Who will come to Stirling once the sleek new train service starts? I asked. 'Who wouldn't?' replied Ken. 'If they can afford the train tickets, mind.' Those interested in history was my guess, but also those who love the best bits of a small city combined with a bigger adventure, including those offered on two wheels.
At the handlebars of his bike that afternoon was Stuart Meldrum, aka the brains behind Stuart's Bicycle Tours, which launched in Stirling in January. He's another devotee of Stirling and is interested in helping visitors trace the city's myths of origin back to today. His new venture is helped by the £9.5 million recently spent on cycle corridors connecting the Old Town with the 330-acre University of Stirling campus. They only opened last month, and perhaps, that was why we saw few other riders. In future you'll be able to bring your own foldable bike onboard Lumo's services, too.
We began our 11-mile ride by crossing the River Forth, rattling over Stirling Old Bridge, a pedestrian arc of silvery sandstone at a horseshoe bend on the burn.
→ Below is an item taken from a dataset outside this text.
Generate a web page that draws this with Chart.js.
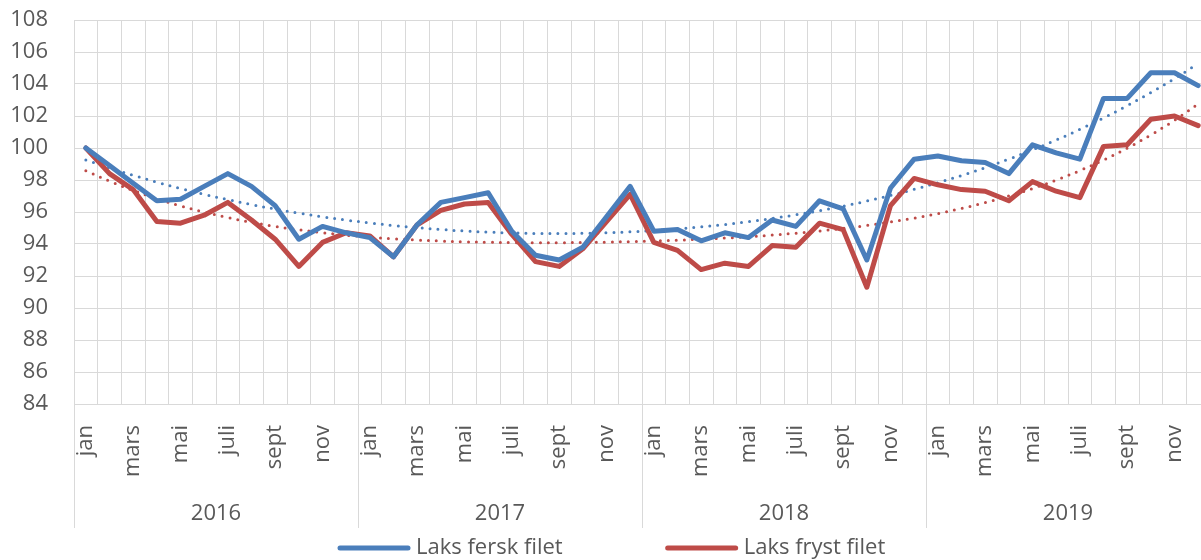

Its architects had conceived it as the lowest crossing point of the Forth, and during the Battle of Stirling Bridge in 1297, when the original timber crossing collapsed and was swept away, it was the key to Sir William Wallace and Sir Andrew Moray leading the Scottish army to victory over Edward I of England.
'This is the real 'Gateway to the Highlands',' said Stuart, as we paused mid-river, the noise of the Old Town having faded. 'It was always said that if you controlled Stirling Castle, you controlled the north. And the only way to get there was to cross here.'
If those sorts of stories in stone suggest a dusty tour of dates, think again. Our journey was a rewarding pedal through Stirling's handsomest landscapes, from dairy farms to cygnet-stocked Airthrey Loch to the forests skirting the Ochil Hills. From there, it was a lung-swelling uphill sprint through oak and ash to Abbey Craig, location of The National Wallace Monument. The Romans were right to call the dark mountain bulks of the Highlands as seen from the summit 'an island apart', and the views compare to any in Central Scotland. We looked up at the church-like bell tower, watched by carrion crows. It felt a lot like Lord of the Rings.
Similarly evocative are the ruins of Cambuskenneth Abbey, where we found ourselves alone. Back in the early 14 th century, the Augustinian monastery acted as Scotland's parliament under Robert the Bruce's leadership, but all that remains is an underappreciated bell tower and a legend that, frankly, few people believe.
Cambuskenneth thrives in the imagination today thanks to its monks, who supposedly brought part of Wallace's dismembered arm to the abbey after he'd been hung, drawn and quartered, secretly giving him a proper burial. For me it was more than a little disappointing to find nothing but overgrown grass and fallen masonry. It was, however, the ideal spot for a last look back at Stirling Castle where, soon enough, we'd ended where we'd started.
The restaurants and pubs of the Old Town helped me slip back into 21st-century Stirling. Swarms of people were filling the outside tables in the cobblestoned Old Town with beer and gossip, and soon I had joined them at No 2 Baker Street. Maybe it was the cold ale from nearby Harviestoun Brewery, but it struck me that if Robert the Bruce, Wallace and Mary were still around today, and ended up where I was, they'd probably be pretty happy with their lot.